● What to produce: Go through the data and copy every line exactly, but not the images.

◆ ◆ ◆ ◆ ◆

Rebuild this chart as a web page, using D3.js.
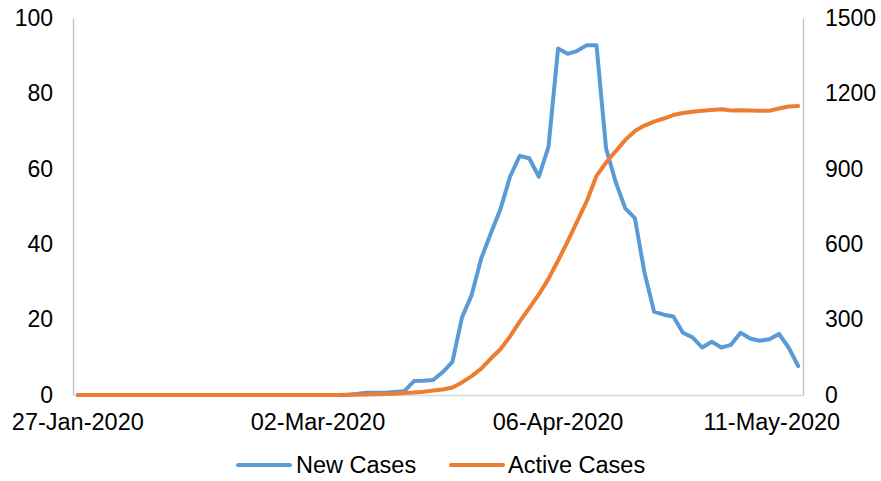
<!DOCTYPE html>
<html>
<head>
<meta charset="utf-8">
<script src="https://cdn.jsdelivr.net/npm/d3@7"></script>
<style>
  html, body { margin: 0; padding: 0; background: #fff; }
  svg { display: block; font-family: "Liberation Sans", Arial, sans-serif; }
</style>
</head>
<body>
<svg id="chart" width="881" height="481"></svg>
<script>
// ---- data ----
const xTickLabels = ["27-Jan-2020", "02-Mar-2020", "06-Apr-2020", "11-May-2020"];
const xTickIndex = [0, 25, 50, 75];
const leftTicks = [0, 20, 40, 60, 80, 100];
const rightTicks = [0, 300, 600, 900, 1200, 1500];
const seriesNames = ["New Cases", "Active Cases"];

const newCases = [
  0, 0, 0, 0, 0, 0, 0, 0, 0, 0,
  0, 0, 0, 0, 0, 0, 0, 0, 0, 0,
  0, 0, 0, 0, 0, 0, 0, 0, 0, 0.3,
  0.6, 0.6, 0.6, 0.8, 1.0, 3.7, 3.8, 4.0, 6.1, 8.8,
  20.6, 26.5, 36.2, 42.9, 49.3, 57.9, 63.4, 62.8, 57.9, 65.8,
  91.9, 90.5, 91.3, 92.8, 92.8, 65.4, 56.5, 49.5, 46.9, 32.4,
  22.1, 21.3, 20.8, 16.5, 15.3, 12.6, 14.1, 12.6, 13.3, 16.5,
  15.0, 14.4, 14.8, 16.2, 12.6, 7.7
];

const activeCases = [
  0, 0, 0, 0, 0, 0, 0, 0, 0, 0,
  0, 0, 0, 0, 0, 0, 0, 0, 0, 0,
  0, 0, 0, 0, 0, 0, 0, 0, 1, 1,
  2, 3, 4, 5, 8, 10, 13, 18, 22, 30,
  50, 75, 105, 145, 182, 233, 292, 346, 400, 462,
  535, 611, 692, 772, 872, 925, 970, 1015, 1050, 1072,
  1088, 1100, 1114, 1122, 1127, 1131, 1134, 1137, 1132, 1133,
  1132, 1131, 1131, 1140, 1148, 1150
];

// ---- layout ----
const svg = d3.select("#chart");
const plot = { left: 73, right: 803, top: 18, bottom: 395 };
const fontSize = 23;
const colors = ["#5B9BD5", "#ED7D31"];
const fontFam = "Liberation Sans, Arial, sans-serif";

const x = d3.scaleBand()
  .domain(d3.range(newCases.length))
  .range([plot.left, plot.right])
  .paddingInner(0).paddingOuter(0);
const xc = i => x(i) + x.bandwidth() / 2;

const yL = d3.scaleLinear().domain([0, 100]).range([plot.bottom, plot.top]);
const yR = d3.scaleLinear().domain([0, 1500]).range([plot.bottom, plot.top]);

// axes
const leftAxis = d3.axisLeft(yL).tickValues(leftTicks).tickFormat(d3.format("d")).tickSize(0).tickPadding(20);
const gL = svg.append("g").attr("transform", `translate(${plot.left},0)`).call(leftAxis);
gL.select(".domain").attr("stroke", "#BFBFBF").attr("stroke-width", 1.3);
gL.selectAll("text").attr("font-size", fontSize).attr("fill", "#000").attr("font-family", fontFam);

const rightAxis = d3.axisRight(yR).tickValues(rightTicks).tickFormat(d3.format("d")).tickSize(0).tickPadding(22);
const gR = svg.append("g").attr("transform", `translate(${plot.right},0)`).call(rightAxis);
gR.select(".domain").attr("stroke", "#BFBFBF").attr("stroke-width", 1.3);
gR.selectAll("text").attr("font-size", fontSize).attr("fill", "#000").attr("font-family", fontFam);

const bottomAxis = d3.axisBottom(x)
  .tickValues(xTickIndex)
  .tickFormat((d) => xTickLabels[xTickIndex.indexOf(d)])
  .tickSize(0).tickPadding(18);
const gB = svg.append("g").attr("transform", `translate(0,${plot.bottom})`).call(bottomAxis);
gB.select(".domain").attr("stroke", "#D9D9D9").attr("stroke-width", 1.3);
gB.selectAll("text").attr("font-size", 23.5).attr("fill", "#000").attr("font-family", fontFam);
// last label is pulled inside the chart edge, as in the reference
gB.selectAll(".tick").filter(d => d === xTickIndex[xTickIndex.length - 1])
  .select("text").attr("text-anchor", "end").attr("dx", 42);

// lines
const lineL = d3.line().x((d, i) => xc(i)).y(d => yL(d));
const lineR = d3.line().x((d, i) => xc(i)).y(d => yR(d));

svg.append("path").datum(newCases)
  .attr("d", lineL).attr("fill", "none")
  .attr("stroke", colors[0]).attr("stroke-width", 4)
  .attr("stroke-linejoin", "round").attr("stroke-linecap", "round");

svg.append("path").datum(activeCases)
  .attr("d", lineR).attr("fill", "none")
  .attr("stroke", colors[1]).attr("stroke-width", 4)
  .attr("stroke-linejoin", "round").attr("stroke-linecap", "round");

// legend
const legendY = 465;
const legendItems = [
  { x1: 238, x2: 290, tx: 296 },
  { x1: 451, x2: 503, tx: 508 }
];
legendItems.forEach((it, i) => {
  svg.append("line").attr("x1", it.x1).attr("x2", it.x2)
    .attr("y1", legendY).attr("y2", legendY)
    .attr("stroke", colors[i]).attr("stroke-width", 4).attr("stroke-linecap", "round");
  svg.append("text").attr("x", it.tx).attr("y", legendY).attr("dy", "0.35em")
    .attr("font-size", 23.5).attr("font-family", fontFam).attr("fill", "#000").text(seriesNames[i]);
});
</script>
</body>
</html>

◆ ◆ ◆ ◆ ◆

● Solution to the exercise:
Rebuild this chart as a web page, using D3.js.
<!DOCTYPE html>
<html>
<head>
<meta charset="utf-8">
<script src="https://cdn.jsdelivr.net/npm/d3@7"></script>
<style>
  html, body { margin: 0; padding: 0; background: #fff; }
  svg { display: block; font-family: "Liberation Sans", Arial, sans-serif; }
</style>
</head>
<body>
<svg id="chart" width="881" height="481"></svg>
<script>
// ---- data ----
const xTickLabels = ["27-Jan-2020", "02-Mar-2020", "06-Apr-2020", "11-May-2020"];
const xTickIndex = [0, 25, 50, 75];
const leftTicks = [0, 20, 40, 60, 80, 100];
const rightTicks = [0, 300, 600, 900, 1200, 1500];
const seriesNames = ["New Cases", "Active Cases"];

const newCases = [
  0, 0, 0, 0, 0, 0, 0, 0, 0, 0,
  0, 0, 0, 0, 0, 0, 0, 0, 0, 0,
  0, 0, 0, 0, 0, 0, 0, 0, 0, 0.3,
  0.6, 0.6, 0.6, 0.8, 1.0, 3.7, 3.8, 4.0, 6.1, 8.8,
  20.6, 26.5, 36.2, 42.9, 49.3, 57.9, 63.4, 62.8, 57.9, 65.8,
  91.9, 90.5, 91.3, 92.8, 92.8, 65.4, 56.5, 49.5, 46.9, 32.4,
  22.1, 21.3, 20.8, 16.5, 15.3, 12.6, 14.1, 12.6, 13.3, 16.5,
  15.0, 14.4, 14.8, 16.2, 12.6, 7.7
];

const activeCases = [
  0, 0, 0, 0, 0, 0, 0, 0, 0, 0,
  0, 0, 0, 0, 0, 0, 0, 0, 0, 0,
  0, 0, 0, 0, 0, 0, 0, 0, 1, 1,
  2, 3, 4, 5, 8, 10, 13, 18, 22, 30,
  50, 75, 105, 145, 182, 233, 292, 346, 400, 462,
  535, 611, 692, 772, 872, 925, 970, 1015, 1050, 1072,
  1088, 1100, 1114, 1122, 1127, 1131, 1134, 1137, 1132, 1133,
  1132, 1131, 1131, 1140, 1148, 1150
];

// ---- layout ----
const svg = d3.select("#chart");
const plot = { left: 73, right: 803, top: 18, bottom: 395 };
const fontSize = 23;
const colors = ["#5B9BD5", "#ED7D31"];
const fontFam = "Liberation Sans, Arial, sans-serif";

const x = d3.scaleBand()
  .domain(d3.range(newCases.length))
  .range([plot.left, plot.right])
  .paddingInner(0).paddingOuter(0);
const xc = i => x(i) + x.bandwidth() / 2;

const yL = d3.scaleLinear().domain([0, 100]).range([plot.bottom, plot.top]);
const yR = d3.scaleLinear().domain([0, 1500]).range([plot.bottom, plot.top]);

// axes
const leftAxis = d3.axisLeft(yL).tickValues(leftTicks).tickFormat(d3.format("d")).tickSize(0).tickPadding(20);
const gL = svg.append("g").attr("transform", `translate(${plot.left},0)`).call(leftAxis);
gL.select(".domain").attr("stroke", "#BFBFBF").attr("stroke-width", 1.3);
gL.selectAll("text").attr("font-size", fontSize).attr("fill", "#000").attr("font-family", fontFam);

const rightAxis = d3.axisRight(yR).tickValues(rightTicks).tickFormat(d3.format("d")).tickSize(0).tickPadding(22);
const gR = svg.append("g").attr("transform", `translate(${plot.right},0)`).call(rightAxis);
gR.select(".domain").attr("stroke", "#BFBFBF").attr("stroke-width", 1.3);
gR.selectAll("text").attr("font-size", fontSize).attr("fill", "#000").attr("font-family", fontFam);

const bottomAxis = d3.axisBottom(x)
  .tickValues(xTickIndex)
  .tickFormat((d) => xTickLabels[xTickIndex.indexOf(d)])
  .tickSize(0).tickPadding(18);
const gB = svg.append("g").attr("transform", `translate(0,${plot.bottom})`).call(bottomAxis);
gB.select(".domain").attr("stroke", "#D9D9D9").attr("stroke-width", 1.3);
gB.selectAll("text").attr("font-size", 23.5).attr("fill", "#000").attr("font-family", fontFam);
// last label is pulled inside the chart edge, as in the reference
gB.selectAll(".tick").filter(d => d === xTickIndex[xTickIndex.length - 1])
  .select("text").attr("text-anchor", "end").attr("dx", 42);

// lines
const lineL = d3.line().x((d, i) => xc(i)).y(d => yL(d));
const lineR = d3.line().x((d, i) => xc(i)).y(d => yR(d));

svg.append("path").datum(newCases)
  .attr("d", lineL).attr("fill", "none")
  .attr("stroke", colors[0]).attr("stroke-width", 4)
  .attr("stroke-linejoin", "round").attr("stroke-linecap", "round");

svg.append("path").datum(activeCases)
  .attr("d", lineR).attr("fill", "none")
  .attr("stroke", colors[1]).attr("stroke-width", 4)
  .attr("stroke-linejoin", "round").attr("stroke-linecap", "round");

// legend
const legendY = 465;
const legendItems = [
  { x1: 238, x2: 290, tx: 296 },
  { x1: 451, x2: 503, tx: 508 }
];
legendItems.forEach((it, i) => {
  svg.append("line").attr("x1", it.x1).attr("x2", it.x2)
    .attr("y1", legendY).attr("y2", legendY)
    .attr("stroke", colors[i]).attr("stroke-width", 4).attr("stroke-linecap", "round");
  svg.append("text").attr("x", it.tx).attr("y", legendY).attr("dy", "0.35em")
    .attr("font-size", 23.5).attr("font-family", fontFam).attr("fill", "#000").text(seriesNames[i]);
});
</script>
</body>
</html>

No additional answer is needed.